The factory manufacturing fireworks etc. was situated in close proximity to residential quarters. An explosion in the factory resulted in injuries to, and death of, some persons. The explosives were of highly hazardous and dangerous nature and their possession was prohibited. They were stored in the premises at the time of the occurrence.

It was held by the Supreme Court that the appellants who were licence holders for manufacturing explosives in the factory were liable to be convicted under sections 304A and 337, although there was no direct evidence of the immediate cause of the explosion. The manufacturers undoubtedly displayed a high degree of negligence by allowing or causing to be used explosives of sensitive compositions and substances in the manufacturing of fireworks, which must be the efficient cause of the explosion.
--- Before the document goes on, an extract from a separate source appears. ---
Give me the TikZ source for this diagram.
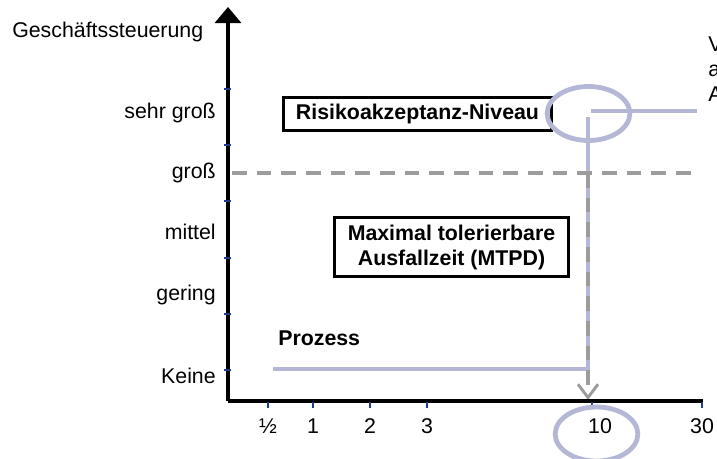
\documentclass[tikz,border=0pt]{standalone}
\usepackage{fontspec}
\setmainfont{Liberation Sans}
\usepackage{tikz}
\usetikzlibrary{shapes.geometric, arrows.meta, positioning}
\usepackage{xcolor}
\definecolor{cTick}{HTML}{1F3A8C}
\definecolor{cLimit}{HTML}{9C9C9C}
\definecolor{cLav}{HTML}{B4B8D6}
\tikzset{
  axisline/.style={black, line width=2.4pt},
  tickmark/.style={cTick, line width=2.2pt},
  axislabel/.style={font=\fontsize{16}{18.75}\selectfont, inner sep=0pt},
  framebox/.style={
    draw=black, fill=white, line width=2.4pt,
    font=\fontsize{16}{18.75}\selectfont\bfseries,
    align=center, inner sep=0pt,
  },
  procline/.style={cLav, line width=2.3pt},
  limitline/.style={cLimit, line width=3pt, dash pattern=on 11pt off 7.5pt},
  markring/.style={
    draw=cLav, ellipse, line width=3.6pt, inner sep=0pt,
    minimum width=62pt, minimum height=40.5pt,
  },
}

\begin{document}
\begin{tikzpicture}[x=0.75pt, y=-0.75pt]
  \useasboundingbox (0,0) rectangle (717,458);

  % Anchor points of the chart
  \coordinate (origin) at (228,401);
  \coordinate (ytop) at (228,7);
  \coordinate (xend) at (703,401);
  \coordinate (procstart) at (273,369);
  \coordinate (proccorner) at (588,369);
  \coordinate (procend) at (588,117);
  \coordinate (riskstart) at (591,111);
  \coordinate (riskend) at (697,111);
  \coordinate (limitstart) at (232,173);
  \coordinate (limitend) at (691,173);
  \coordinate (limitcross) at (588,173);
  \coordinate (mtpdfoot) at (588,400);

  % Boxes
  \node[framebox, minimum width=201pt, minimum height=25pt]
    (risk) at (417.5,114) {Risikoakzeptanz-Niveau};
  \node[framebox, minimum width=176pt, minimum height=44.5pt]
    (mtpd) at (451.5,247) {Maximal tolerierbare\\Ausfallzeit (MTPD)};
  \node[axislabel, font=\fontsize{16}{18.75}\selectfont\bfseries, anchor=base west]
    (proc) at (278,345) {Prozess};

  % Process and risk lines
  \draw[procline] (procstart) -- (proccorner) -- (procend);
  \draw[procline] (riskstart) -- (riskend);

  % Acceptance level and drop to the time axis
  \draw[limitline] (limitstart) -- (limitend);
  \draw[limitline, -{Straight Barb[length=10pt, width=15pt, line width=2.2pt]}]
    (limitcross) -- (mtpdfoot);

  % Axes
  \draw[axisline, -{Triangle[width=19.5pt, length=12pt]}] (origin) -- (ytop);
  \draw[axisline] (origin) -- (xend);

  % Ticks
  \foreach \y in {89,145,201,258,314,370} {
    \draw[tickmark] (224,\y) -- (231,\y);
  }
  \foreach \x in {268,313,370,427,592,702} {
    \draw[tickmark] (\x,402) -- (\x,408);
  }

  % Axis labels
  \node[axislabel, anchor=base west] (ytitle) at (12,37) {Geschäftssteuerung};
  \foreach \y/\lbl in {118/sehr groß, 178/groß, 239/mittel, 300/gering, 383/Keine} {
    \node[axislabel, anchor=base east] (ylab\y) at (216,\y) {\lbl};
  }
  \foreach \x/\lbl in {268/½, 313/1, 370/2, 427/3, 600/10, 702/30} {
    \node[axislabel, anchor=base] (xlab\x) at (\x,433) {\lbl};
  }

  % Highlight rings
  \node[markring] (riskring) at (588.5,113.5) {};
  \node[markring] (tenring) at (596.5,434) {};

  % Side note, cut at the edge
  \foreach \y/\lbl in {51/V, 76/a, 101/A} {
    \node[axislabel, anchor=base west] (note\y) at (708,\y) {\lbl};
  }
\end{tikzpicture}
\end{document}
In yet another case,4 the accused, knowing that a pistol was loaded, was trying to unload it and while doing so, acted so negligently that the pistol went off and, as a result the complainant's son was killed. It was held that the accused was guilty under section 304A, I.P.C.

In a Bombay case5 the accused was out shooting with the deceased in the jungle. While separate from the deceased, the accused saw something moving in the jungle. Without waiting to see what it was, the accused fired and shot the deceased. It was held that the case fell within section 304, I.P.C.

We are citing cases to show the wide scope of section 304A.

1. Emp. v. Somua, 1909 ILR All 290.

2. Sukaroo Kobiraj v. Empress, 1872 ILR 14 Cal 566.

3. Bhalchandra v. State of Maharashtra, AIR 1968 SC 1319.

4. Motan Ram, (1930) 32 Cr 14. 463, referred to in Ratanlal The Law of Crimes, (22nd Edn.), p. 815.

5. Budhya, (1888) Unreported Cr C 398, referred to in Ratanlal The Law of Crimes, (22nd Edn.), p. 813.